First off, the cover is beautiful, a real autumn-inspired cover. This is what drew my attention to the book.
This was a somewhat slow read since I've yet again stepped outside my preferred genre for this one. This story focuses mostly on religion - specifically Ultra-Orthodox Jewish and Christian religion and what happens when these religions mix. There are strict rules to follow and a lot of things that can never happen.
The pace is quite slow with this story and there are a lot of plots to follow and keep track off (it's not hard though).
We mainly follow the story from the point of view of Jeff, who leaves his hometown to move to Brooklyn, in search of a better life for himself. He meets Ahron when he arrives in Brooklyn, who helps him get on his feet and invites him into his home and world.
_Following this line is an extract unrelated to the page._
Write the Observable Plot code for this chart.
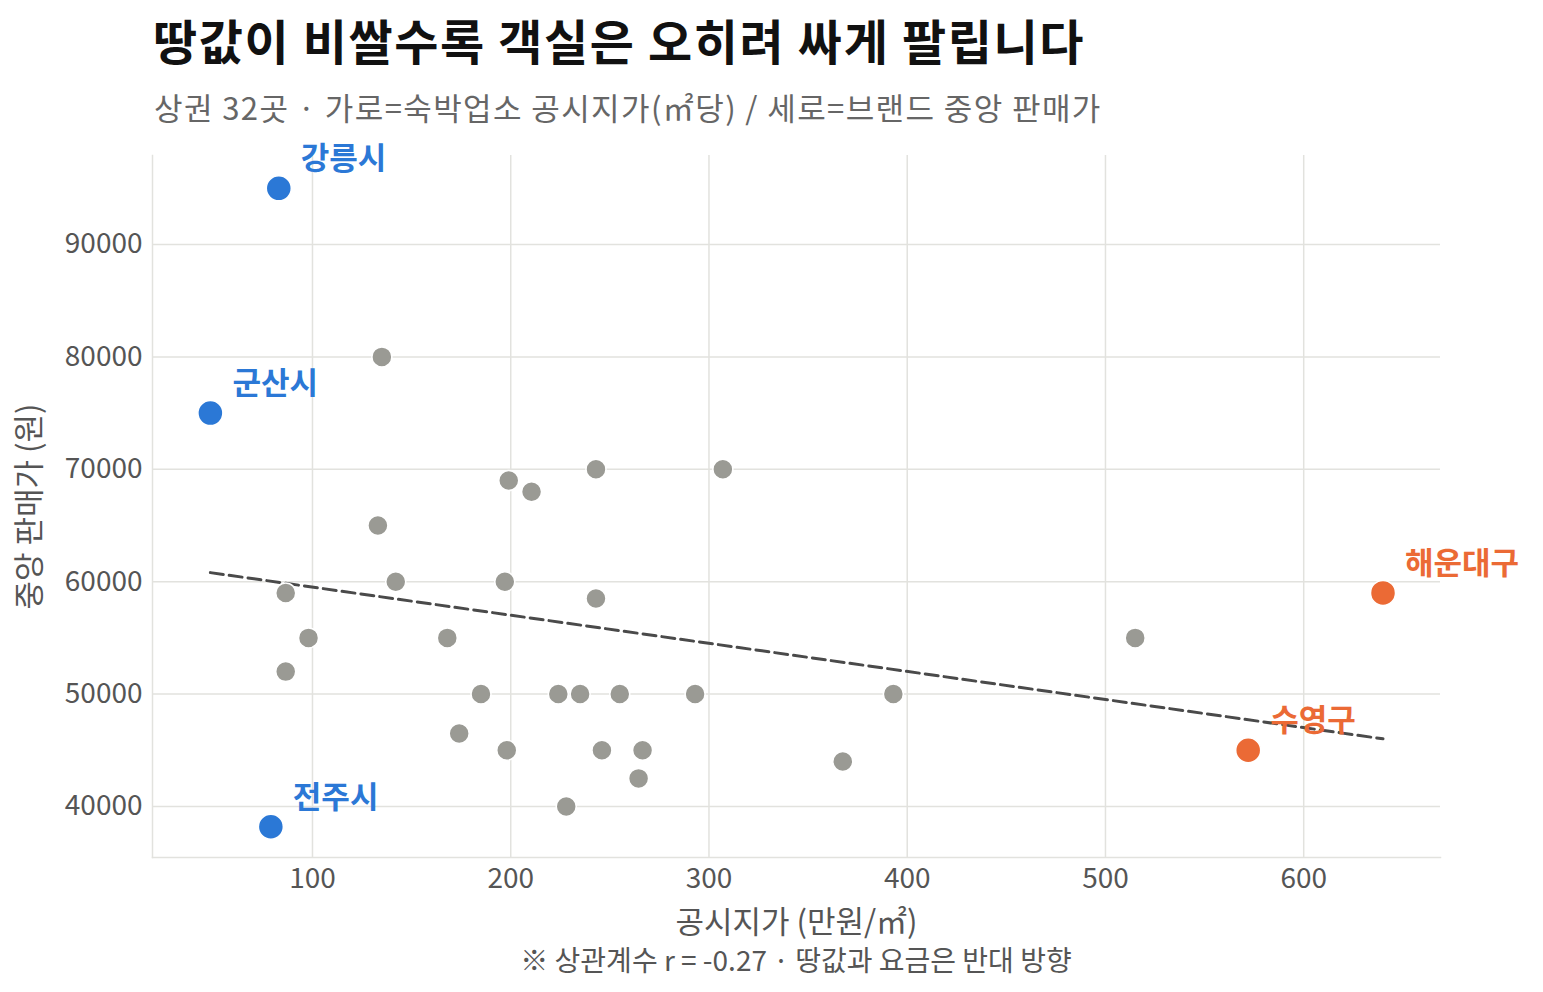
<!DOCTYPE html>
<html><head><meta charset="utf-8">
<script src="https://cdn.jsdelivr.net/npm/d3@7"></script>
<script src="https://cdn.jsdelivr.net/npm/@observablehq/plot@0.6"></script>
<style>
body{margin:0;background:#fff;font-family:"Noto Sans CJK KR","Noto Sans",sans-serif;}
#title{position:absolute;left:153px;top:11px;font-size:48px;font-weight:700;color:#111;line-height:1.2;white-space:nowrap;letter-spacing:1.6px;}
#subtitle{position:absolute;left:154px;top:88px;font-size:31px;color:#666;line-height:1.2;white-space:nowrap;letter-spacing:1.4px;}
#chart{position:absolute;left:0;top:130px;}
#caption{position:absolute;left:152px;width:1288px;top:943px;text-align:center;font-size:28px;color:#555;line-height:1.2;}
</style></head>
<body>
<div id="title">땅값이 비쌀수록 객실은 오히려 싸게 팔립니다</div>
<div id="subtitle">상권 32곳 · 가로=숙박업소 공시지가(㎡당) / 세로=브랜드 중앙 판매가</div>
<div id="chart"></div>
<div id="caption">※ 상관계수 r = -0.27 · 땅값과 요금은 반대 방향</div>
<script>
// Highlighted markets
const hiNames = ["강릉시", "군산시", "전주시", "해운대구", "수영구"];
const hiLand  = [83, 48.5, 79, 640, 572];
const hiPrice = [95000, 75000, 38200, 59000, 45000];
const hiGroup = ["low", "low", "low", "high", "high"];
// Other markets
const otherLand  = [135, 133, 199, 210.5, 243, 307, 86.5, 142, 197, 243, 98, 168, 515, 86.5, 185, 224, 235, 255, 293, 393, 174, 198, 246, 266.5, 264.5, 367.5, 228];
const otherPrice = [80000, 65000, 69000, 68000, 70000, 70000, 59000, 60000, 60000, 58500, 55000, 55000, 55000, 52000, 50000, 50000, 50000, 50000, 50000, 50000, 46500, 45000, 45000, 45000, 42500, 44000, 40000];
const xTicks = [100, 200, 300, 400, 500, 600];
const yTicks = [40000, 50000, 60000, 70000, 80000, 90000];
const groupColors = {low: "#2b78d6", high: "#eb6a35"};

const hi = hiNames.map((n, i) => ({name: n, x: hiLand[i], y: hiPrice[i], g: hiGroup[i]}));
const others = otherLand.map((x, i) => ({x, y: otherPrice[i]}));
const all = others.concat(hi);

const font = '"Noto Sans CJK KR","Noto Sans",sans-serif';
const chart = Plot.plot({
  width: 1543,
  height: 812,
  marginLeft: 152,
  marginRight: 103,
  marginTop: 25,
  marginBottom: 85,
  style: {fontFamily: font, background: "white"},
  x: {domain: [19.3, 669], ticks: xTicks},
  y: {domain: [35460, 97920], ticks: yTicks},
  marks: [
    Plot.gridX(xTicks, {stroke: "#e2e2de", strokeOpacity: 1, strokeWidth: 1.5}),
    Plot.gridY(yTicks, {stroke: "#e2e2de", strokeOpacity: 1, strokeWidth: 1.5}),
    Plot.frame({anchor: "left", stroke: "#e2e2de", strokeWidth: 1.5}),
    Plot.frame({anchor: "bottom", stroke: "#e2e2de", strokeWidth: 1.5}),
    Plot.axisX(xTicks, {tickSize: 0, tickPadding: 11, fontSize: 28, color: "#555", label: "공시지가 (만원/㎡)", labelAnchor: "center", labelArrow: "none", labelOffset: 75}),
    Plot.axisY(yTicks, {tickSize: 0, tickPadding: 10, fontSize: 28, color: "#555", tickFormat: d => String(d), label: "중앙 판매가 (원)", labelAnchor: "center", labelArrow: "none", labelOffset: 135}),
    Plot.linearRegressionY(all, {x: "x", y: "y", ci: 0, stroke: "#4a4a4a", strokeWidth: 3, strokeDasharray: "13,6"}),
    Plot.dot(others, {x: "x", y: "y", r: 10, fill: "#9a9a94", stroke: "white", strokeWidth: 1.5}),
    Plot.dot(hi, {x: "x", y: "y", r: 12.5, fill: d => groupColors[d.g], stroke: "white", strokeWidth: 1.5}),
    Plot.text(hi, {x: "x", y: "y", text: "name", fill: d => groupColors[d.g], fontSize: 31, fontWeight: "bold", textAnchor: "start", dx: 22, dy: -29})
  ]
});
chart.querySelectorAll('g[aria-label="x-axis label"] text, g[aria-label="y-axis label"] text').forEach(t => { t.setAttribute("font-size", 31); t.setAttribute("fill", "#555"); });
document.getElementById("chart").appendChild(chart);
</script>
</body></html>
We also get a point of view later from Arhon's life. And we see a different world through Rivka, Ahron's youngest sister.
The book's plots in respect to each character seemed, at first, very vague and somewhat disconnected but develop slowly.
The writing in this book is superb! The way scenes are put to words is almost poetic and creates this tangible image of the surroundings. It really sucks you in...
We get a lot of insight to the Jewish religion and touch on the relation between religions. This was really well portrayed...
I would recommend this novel to people who want to learn about religion and want to immerse themselves in these surroundings. Overall, a slow, but well-developed read!